Warren urges Fed to revise 2026 bank stress tests for oil shock risk

Warren urges Fed to revise 2026 bank stress tests for oil shock risk
Warren pushes oil shock test

With the Federal Reserve preparing to publish its 2026 big-bank stress test results at the end of June, pressure is building over whether the scenarios still capture major geopolitical risks. Elizabeth Warren is calling for an immediate revision to include a much steeper oil-price shock after recent tensions tied to President Donald Trump's war in Iran.

Highlights

  • Senator Warren urges the Federal Reserve to increase the 2026 bank stress test oil-price shock to at least 140% before the June exercise concludes.
  • Warren's letter criticizes the Fed for weakening key stress test assumptions amid industry pressure and requests public notification of any scenario change by June 2, 2026.
  • A revised oil-price shock in the stress tests would intensify scrutiny on the Fed’s framework, potentially affecting banks’ capital planning and regulatory perceptions.

Request targets June stress test timeline

As reported by the Senate Committee on Banking, Housing, and Urban Affairs, Warren sends a letter to Federal Reserve Vice Chair for Supervision Michelle Bowman asking the central bank to update its 2026 stress testing scenarios before the June exercise is completed.

The Massachusetts senator, the ranking member of the committee, argues that stress tests must remain forward-looking and severe enough to show whether the largest U.S. banks can keep serving households and businesses during a sharp downturn. She says the Fed should raise the oil-price shock in the scenario to at least 140% and notify the public of that adjustment by June 2, 2026.

Warren says the Fed has only begun calculating the results, leaving time for changes before publication at the end of June. She also asks the central bank to explain why it weakened the oil-price shock and other parts of the framework amid what she describes as pressure from the banking industry.

Broader scrutiny of bank resilience framework

The letter focuses attention on how the Fed calibrates stress scenarios for the biggest U.S. lenders and whether those assumptions adequately reflect sudden commodity and geopolitical shocks. In Warren's view, underestimating a historic source of systemic stress could leave both the banking system and the broader public less prepared for an economic crisis.

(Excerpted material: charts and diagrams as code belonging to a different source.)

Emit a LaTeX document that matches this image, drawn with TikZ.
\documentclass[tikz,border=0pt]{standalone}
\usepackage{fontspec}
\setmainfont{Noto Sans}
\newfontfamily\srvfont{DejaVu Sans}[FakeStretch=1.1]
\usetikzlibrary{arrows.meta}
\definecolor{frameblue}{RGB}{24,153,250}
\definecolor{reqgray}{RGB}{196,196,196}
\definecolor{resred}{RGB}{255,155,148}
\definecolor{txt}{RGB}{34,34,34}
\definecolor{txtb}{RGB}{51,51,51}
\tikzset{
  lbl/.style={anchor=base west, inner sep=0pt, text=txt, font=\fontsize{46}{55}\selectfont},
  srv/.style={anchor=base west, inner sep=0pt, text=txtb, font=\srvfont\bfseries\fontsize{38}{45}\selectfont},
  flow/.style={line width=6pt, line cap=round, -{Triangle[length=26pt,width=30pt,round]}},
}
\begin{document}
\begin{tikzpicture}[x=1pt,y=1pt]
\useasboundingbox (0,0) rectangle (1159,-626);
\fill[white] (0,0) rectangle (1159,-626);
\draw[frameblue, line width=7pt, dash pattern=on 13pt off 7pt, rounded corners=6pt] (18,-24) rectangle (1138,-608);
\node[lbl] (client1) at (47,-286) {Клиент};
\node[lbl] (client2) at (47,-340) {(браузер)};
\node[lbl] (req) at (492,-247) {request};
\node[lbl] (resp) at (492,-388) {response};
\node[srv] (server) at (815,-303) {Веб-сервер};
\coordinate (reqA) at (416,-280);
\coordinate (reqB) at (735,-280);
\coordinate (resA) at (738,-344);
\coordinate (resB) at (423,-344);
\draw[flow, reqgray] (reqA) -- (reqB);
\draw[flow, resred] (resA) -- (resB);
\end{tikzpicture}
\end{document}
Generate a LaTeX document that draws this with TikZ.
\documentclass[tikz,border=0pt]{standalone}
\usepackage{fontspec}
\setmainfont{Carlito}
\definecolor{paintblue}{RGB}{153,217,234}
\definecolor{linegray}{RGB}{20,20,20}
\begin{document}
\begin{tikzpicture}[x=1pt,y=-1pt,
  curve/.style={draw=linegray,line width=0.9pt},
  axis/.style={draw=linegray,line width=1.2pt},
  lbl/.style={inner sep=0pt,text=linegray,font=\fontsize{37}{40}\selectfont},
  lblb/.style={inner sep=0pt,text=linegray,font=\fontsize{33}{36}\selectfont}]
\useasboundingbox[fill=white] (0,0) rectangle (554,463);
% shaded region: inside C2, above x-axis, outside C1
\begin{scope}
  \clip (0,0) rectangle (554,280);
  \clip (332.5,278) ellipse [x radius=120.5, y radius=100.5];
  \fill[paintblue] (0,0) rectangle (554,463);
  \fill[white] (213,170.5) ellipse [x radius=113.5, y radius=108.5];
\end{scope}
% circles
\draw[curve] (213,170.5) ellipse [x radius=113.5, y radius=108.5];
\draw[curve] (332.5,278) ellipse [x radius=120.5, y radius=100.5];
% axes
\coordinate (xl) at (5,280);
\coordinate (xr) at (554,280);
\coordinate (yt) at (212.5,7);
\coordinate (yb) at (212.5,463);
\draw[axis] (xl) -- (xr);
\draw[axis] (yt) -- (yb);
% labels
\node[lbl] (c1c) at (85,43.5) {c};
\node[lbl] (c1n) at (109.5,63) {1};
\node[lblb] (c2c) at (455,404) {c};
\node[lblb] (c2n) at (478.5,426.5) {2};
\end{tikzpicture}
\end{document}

The intervention adds a political and regulatory dimension to this year's stress test cycle, a closely watched process for banks, investors and policymakers because it influences capital planning and perceptions of sector resilience. Any late change to the oil-price assumption could sharpen scrutiny of how regulators balance industry feedback against the need to test banks against worst-case conditions.

Our earlier article on the House Financial Services Committee’s June 2026 agenda outlined a packed schedule of hearings and markups focused on bank oversight, payments innovation, housing recovery, and capital markets. It highlighted a June 4 hearing on oversight of prudential regulators and additional sessions examining the Federal Reserve’s structure and broader financial-system risks. That calendar helps frame the wider political backdrop as lawmakers and regulators scrutinize how bank supervision and resilience standards are set.